INSTRUCTIONS FOR THE TASK: Your task is to copy the listing exactly. Drop any pictures from the copy.

DATA SEGMENT:
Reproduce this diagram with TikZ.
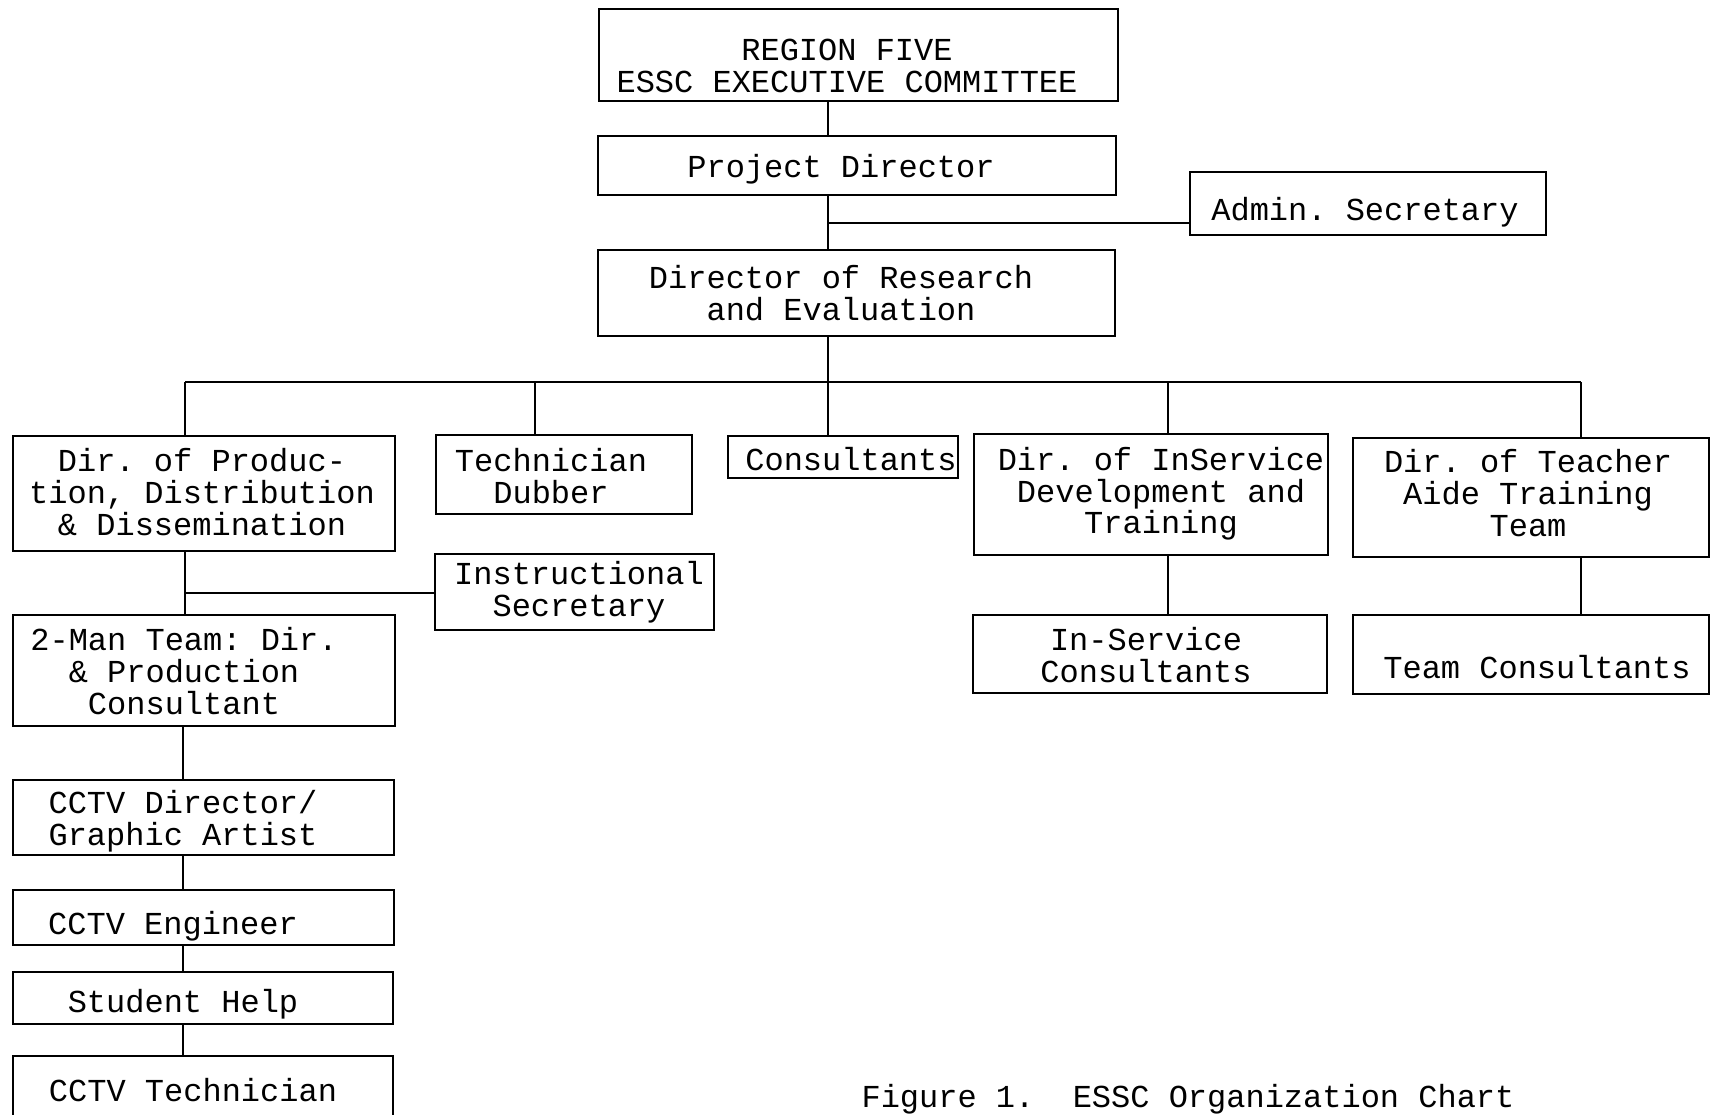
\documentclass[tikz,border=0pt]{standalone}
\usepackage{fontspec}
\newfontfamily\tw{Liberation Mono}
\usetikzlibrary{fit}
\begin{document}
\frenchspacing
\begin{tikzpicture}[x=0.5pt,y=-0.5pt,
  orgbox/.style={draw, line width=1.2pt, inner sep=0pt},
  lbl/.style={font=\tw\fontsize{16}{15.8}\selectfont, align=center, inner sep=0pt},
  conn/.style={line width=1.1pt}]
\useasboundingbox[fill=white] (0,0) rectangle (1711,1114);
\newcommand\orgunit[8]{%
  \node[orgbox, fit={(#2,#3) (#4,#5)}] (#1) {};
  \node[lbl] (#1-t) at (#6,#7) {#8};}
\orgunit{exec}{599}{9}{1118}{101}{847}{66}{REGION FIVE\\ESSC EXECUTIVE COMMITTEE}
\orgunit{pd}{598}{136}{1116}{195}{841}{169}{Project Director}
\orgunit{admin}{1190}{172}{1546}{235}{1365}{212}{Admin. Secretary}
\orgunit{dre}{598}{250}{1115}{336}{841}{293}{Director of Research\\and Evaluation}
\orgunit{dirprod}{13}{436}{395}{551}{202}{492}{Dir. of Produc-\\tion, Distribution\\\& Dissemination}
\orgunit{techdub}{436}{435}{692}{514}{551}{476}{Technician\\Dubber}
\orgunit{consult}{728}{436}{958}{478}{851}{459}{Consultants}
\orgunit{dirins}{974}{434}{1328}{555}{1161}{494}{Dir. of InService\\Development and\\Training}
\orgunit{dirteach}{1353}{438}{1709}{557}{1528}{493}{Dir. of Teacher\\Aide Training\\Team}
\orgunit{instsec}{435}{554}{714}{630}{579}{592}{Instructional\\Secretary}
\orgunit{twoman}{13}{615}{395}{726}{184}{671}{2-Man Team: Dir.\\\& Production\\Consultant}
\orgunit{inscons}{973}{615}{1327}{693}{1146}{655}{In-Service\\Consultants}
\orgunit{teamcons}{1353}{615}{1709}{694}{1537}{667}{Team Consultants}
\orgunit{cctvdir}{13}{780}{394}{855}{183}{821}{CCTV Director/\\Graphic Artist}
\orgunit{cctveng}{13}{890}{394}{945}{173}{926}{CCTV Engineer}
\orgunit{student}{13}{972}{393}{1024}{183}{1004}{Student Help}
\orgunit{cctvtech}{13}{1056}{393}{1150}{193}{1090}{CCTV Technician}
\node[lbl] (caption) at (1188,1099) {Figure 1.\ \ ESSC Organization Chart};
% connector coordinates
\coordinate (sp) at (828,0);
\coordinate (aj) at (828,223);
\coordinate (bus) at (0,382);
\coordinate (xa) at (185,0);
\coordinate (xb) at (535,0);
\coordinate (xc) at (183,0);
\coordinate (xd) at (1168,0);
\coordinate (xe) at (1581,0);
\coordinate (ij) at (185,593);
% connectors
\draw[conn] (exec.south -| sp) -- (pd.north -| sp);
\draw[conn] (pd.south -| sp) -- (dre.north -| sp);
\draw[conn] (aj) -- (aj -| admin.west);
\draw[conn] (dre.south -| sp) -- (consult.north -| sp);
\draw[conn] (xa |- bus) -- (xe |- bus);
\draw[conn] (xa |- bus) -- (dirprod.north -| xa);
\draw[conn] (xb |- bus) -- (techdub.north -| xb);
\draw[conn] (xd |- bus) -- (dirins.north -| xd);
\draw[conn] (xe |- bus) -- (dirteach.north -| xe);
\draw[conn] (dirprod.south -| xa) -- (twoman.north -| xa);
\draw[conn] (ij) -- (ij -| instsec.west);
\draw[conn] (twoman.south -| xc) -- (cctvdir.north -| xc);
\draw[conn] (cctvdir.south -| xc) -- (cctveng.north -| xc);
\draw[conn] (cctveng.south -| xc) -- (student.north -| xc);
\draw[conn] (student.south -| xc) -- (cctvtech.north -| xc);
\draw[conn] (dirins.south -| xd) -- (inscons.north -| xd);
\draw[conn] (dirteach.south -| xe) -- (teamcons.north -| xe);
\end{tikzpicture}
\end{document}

RESULT OF THIS EXERCISE:
Reproduce this diagram with TikZ.
\documentclass[tikz,border=0pt]{standalone}
\usepackage{fontspec}
\newfontfamily\tw{Liberation Mono}
\usetikzlibrary{fit}
\begin{document}
\frenchspacing
\begin{tikzpicture}[x=0.5pt,y=-0.5pt,
  orgbox/.style={draw, line width=1.2pt, inner sep=0pt},
  lbl/.style={font=\tw\fontsize{16}{15.8}\selectfont, align=center, inner sep=0pt},
  conn/.style={line width=1.1pt}]
\useasboundingbox[fill=white] (0,0) rectangle (1711,1114);
\newcommand\orgunit[8]{%
  \node[orgbox, fit={(#2,#3) (#4,#5)}] (#1) {};
  \node[lbl] (#1-t) at (#6,#7) {#8};}
\orgunit{exec}{599}{9}{1118}{101}{847}{66}{REGION FIVE\\ESSC EXECUTIVE COMMITTEE}
\orgunit{pd}{598}{136}{1116}{195}{841}{169}{Project Director}
\orgunit{admin}{1190}{172}{1546}{235}{1365}{212}{Admin. Secretary}
\orgunit{dre}{598}{250}{1115}{336}{841}{293}{Director of Research\\and Evaluation}
\orgunit{dirprod}{13}{436}{395}{551}{202}{492}{Dir. of Produc-\\tion, Distribution\\\& Dissemination}
\orgunit{techdub}{436}{435}{692}{514}{551}{476}{Technician\\Dubber}
\orgunit{consult}{728}{436}{958}{478}{851}{459}{Consultants}
\orgunit{dirins}{974}{434}{1328}{555}{1161}{494}{Dir. of InService\\Development and\\Training}
\orgunit{dirteach}{1353}{438}{1709}{557}{1528}{493}{Dir. of Teacher\\Aide Training\\Team}
\orgunit{instsec}{435}{554}{714}{630}{579}{592}{Instructional\\Secretary}
\orgunit{twoman}{13}{615}{395}{726}{184}{671}{2-Man Team: Dir.\\\& Production\\Consultant}
\orgunit{inscons}{973}{615}{1327}{693}{1146}{655}{In-Service\\Consultants}
\orgunit{teamcons}{1353}{615}{1709}{694}{1537}{667}{Team Consultants}
\orgunit{cctvdir}{13}{780}{394}{855}{183}{821}{CCTV Director/\\Graphic Artist}
\orgunit{cctveng}{13}{890}{394}{945}{173}{926}{CCTV Engineer}
\orgunit{student}{13}{972}{393}{1024}{183}{1004}{Student Help}
\orgunit{cctvtech}{13}{1056}{393}{1150}{193}{1090}{CCTV Technician}
\node[lbl] (caption) at (1188,1099) {Figure 1.\ \ ESSC Organization Chart};
% connector coordinates
\coordinate (sp) at (828,0);
\coordinate (aj) at (828,223);
\coordinate (bus) at (0,382);
\coordinate (xa) at (185,0);
\coordinate (xb) at (535,0);
\coordinate (xc) at (183,0);
\coordinate (xd) at (1168,0);
\coordinate (xe) at (1581,0);
\coordinate (ij) at (185,593);
% connectors
\draw[conn] (exec.south -| sp) -- (pd.north -| sp);
\draw[conn] (pd.south -| sp) -- (dre.north -| sp);
\draw[conn] (aj) -- (aj -| admin.west);
\draw[conn] (dre.south -| sp) -- (consult.north -| sp);
\draw[conn] (xa |- bus) -- (xe |- bus);
\draw[conn] (xa |- bus) -- (dirprod.north -| xa);
\draw[conn] (xb |- bus) -- (techdub.north -| xb);
\draw[conn] (xd |- bus) -- (dirins.north -| xd);
\draw[conn] (xe |- bus) -- (dirteach.north -| xe);
\draw[conn] (dirprod.south -| xa) -- (twoman.north -| xa);
\draw[conn] (ij) -- (ij -| instsec.west);
\draw[conn] (twoman.south -| xc) -- (cctvdir.north -| xc);
\draw[conn] (cctvdir.south -| xc) -- (cctveng.north -| xc);
\draw[conn] (cctveng.south -| xc) -- (student.north -| xc);
\draw[conn] (student.south -| xc) -- (cctvtech.north -| xc);
\draw[conn] (dirins.south -| xd) -- (inscons.north -| xd);
\draw[conn] (dirteach.south -| xe) -- (teamcons.north -| xe);
\end{tikzpicture}
\end{document}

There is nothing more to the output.